Patrick Malavieille, conseiller départemental présent sur le terrain, a tenu à saluer cet engagement : « Le maire dit qu’il est manuel, mais c’est une sacrée pointure. Il connaît ses dossiers, et ça fait plaisir de voir un élu aussi investi. Ce sont des communes comme la sienne qui tiennent debout la République. »

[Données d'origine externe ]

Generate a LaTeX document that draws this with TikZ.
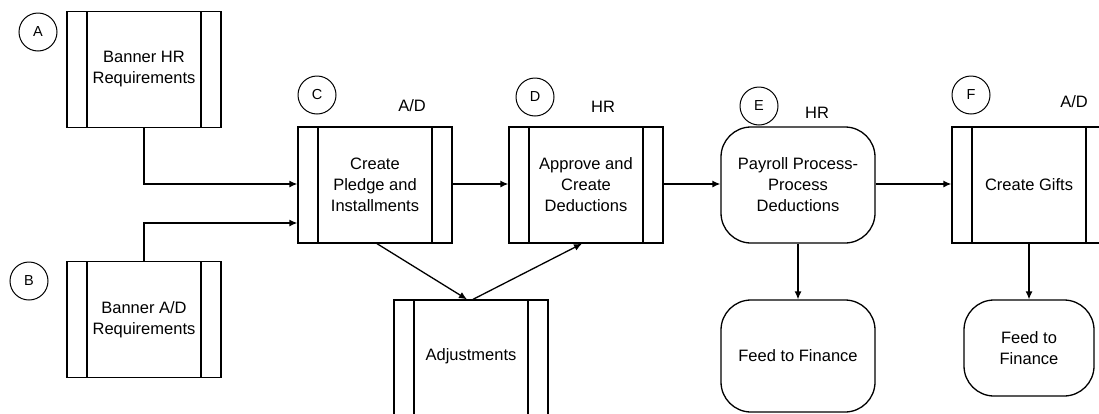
\documentclass[tikz,border=0pt]{standalone}
\usepackage{fontspec}
\setmainfont{Liberation Sans}
\usetikzlibrary{arrows.meta}
\begin{document}
\begin{tikzpicture}[x=1pt,y=-1pt,
  every node/.style={font=\fontsize{16.5}{21}\selectfont, align=center},
  ln/.style={line width=1.3pt, draw=black},
  procbox/.style={ln, rectangle, inner sep=0pt, minimum width=154pt, minimum height=116pt,
    path picture={
      \draw[line width=1.3pt] ([xshift=20pt]path picture bounding box.north west) -- ([xshift=20pt]path picture bounding box.south west);
      \draw[line width=1.3pt] ([xshift=-20pt]path picture bounding box.north east) -- ([xshift=-20pt]path picture bounding box.south east);
    }},
  roundbox/.style={ln, rectangle, rounded corners=30pt, inner sep=0pt},
  tag/.style={ln, line width=1pt, circle, minimum size=38pt, inner sep=0pt, font=\fontsize{14.5}{16}\selectfont},
  role/.style={inner sep=0pt},
  flow/.style={line width=1.3pt, -{Latex[length=8pt,width=7pt]}}
]
\path[use as bounding box] (0,0) rectangle (1099,413);
\clip (0,0) rectangle (1099,413);

% process boxes
\node[procbox] (A) at (144,69.5) {Banner HR\\Requirements};
\node[procbox] (B) at (144,319.5) {Banner A/D\\Requirements};
\node[procbox] (C) at (375,185) {Create\\Pledge and\\Installments};
\node[procbox] (D) at (586,185) {Approve and\\Create\\Deductions};
\node[procbox] (Adj) at (471,358) {};
\node (adjtext) at (471,356) {Adjustments};
\node[procbox] (F) at (1029,185) {Create Gifts};

% rounded terminals
\node[roundbox, minimum width=154pt, minimum height=116pt] (E) at (798,185) {Payroll Process-\\Process\\Deductions};
\node[roundbox, minimum width=154pt, minimum height=112pt] (G1) at (798,356) {Feed to Finance};
\node[roundbox, minimum width=130pt, minimum height=96pt] (G2) at (1029,348) {Feed to\\Finance};

% step tags
\node[tag] (tA) at (38,32) {A};
\node[tag] (tB) at (29,281) {B};
\node[tag] (tC) at (317,95) {C};
\node[tag] (tD) at (535,97) {D};
\node[tag] (tE) at (759,106) {E};
\node[tag] (tF) at (971,95) {F};

% responsible areas
\node[role] (rC) at (412,106) {A/D};
\node[role] (rD) at (603,107) {HR};
\node[role] (rE) at (817,113) {HR};
\node[role] (rF) at (1074,102) {A/D};

% flows
\draw[flow] (A.south) |- ([yshift=1pt]C.west);
\draw[flow] (B.north) |- ([yshift=-38pt]C.west);
\draw[flow] ([yshift=1pt]C.east) -- ([yshift=1pt]D.west);
\draw[flow] ([xshift=2pt]C.south) -- ([xshift=-4pt]Adj.north);
\draw[flow] ([xshift=2pt]Adj.north) -- ([xshift=-4pt]D.south);
\draw[flow] ([yshift=1pt]D.east) -- ([yshift=1pt]E.west);
\draw[flow] ([yshift=1pt]E.east) -- ([yshift=1pt]F.west);
\draw[flow] (E.south) -- (G1.north);
\draw[flow] (F.south) -- (G2.north);
\end{tikzpicture}
\end{document}
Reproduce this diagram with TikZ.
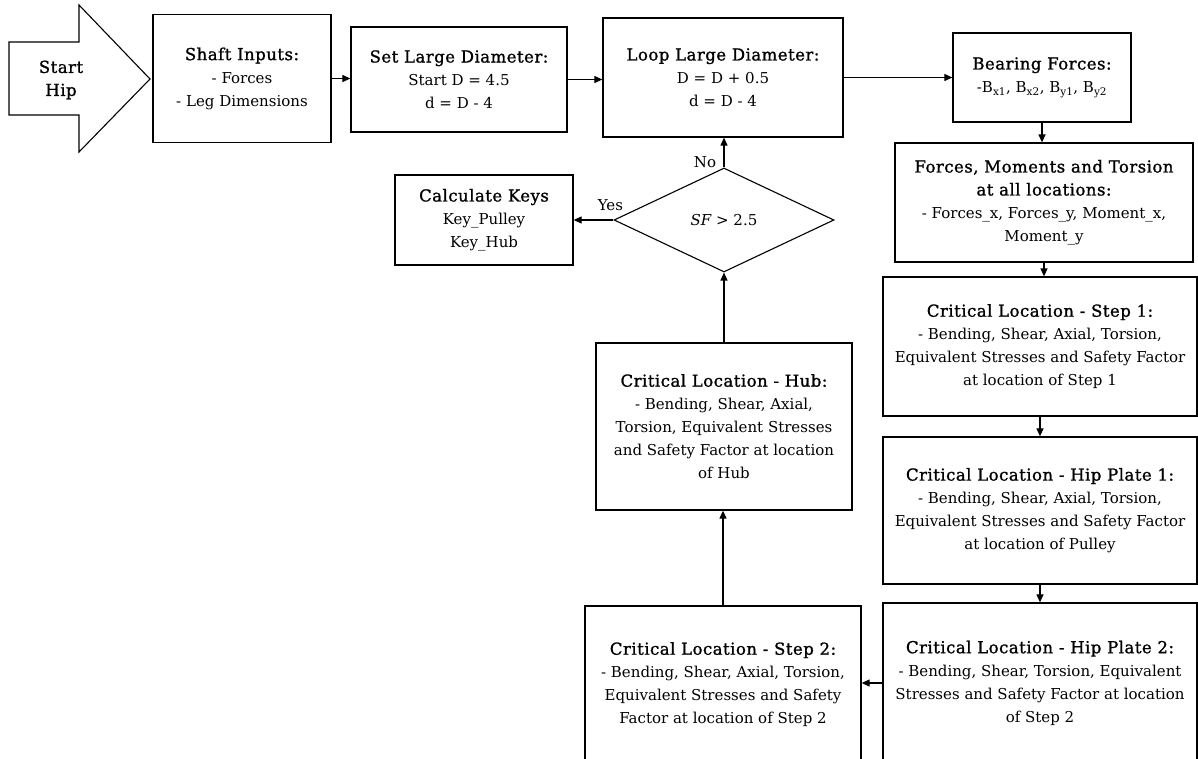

Le préfet a salué l’engagement du maire et de son équipe, rappelant que l’État ne peut pas tout, mais qu’il reste à l’écoute : "Ce que vous faites ici est exemplaire. Être à la tête d'une commune comme la vôtre, c'est beaucoup plus difficile qu'une commune de 20 000 habitants. C'est dans des cas comme vous que nous devons être meilleurs que partout ailleurs." Un hommage appuyé, qui sonne juste dans cette vallée cévenole où la résilience n’est pas un mot, mais une nécessité.
Enclavement, vieillissement, mais aussi espoir
Avec plus de la moitié des habitants âgés de plus de 65 ans, et une dizaine seulement de familles avec enfants, la situation démographique est préoccupante. Pourtant, la qualité de vie est là. À quinze minutes d’Alès, dans un cadre préservé, Soustelle a des atouts. Encore faut-il qu’elle puisse accueillir des familles, des actifs, des projets.
L’arrivée de la fibre, réclamée avec insistance, en serait une condition minimale. « Aujourd’hui, seulement deux maisons sont raccordées », peste le maire. La promesse est faite par Orange, mais l’attente perdure.
À Soustelle, on ne baisse pas les bras. Le maire le dit lui-même : « Nous ne sommes pas en train de nous plaindre. Nous voulons juste avancer. » Le message est passé. Reste à voir si l’écoute préfectorale sera suivie d’effets. La commune, en tout cas, continue de croire en son avenir.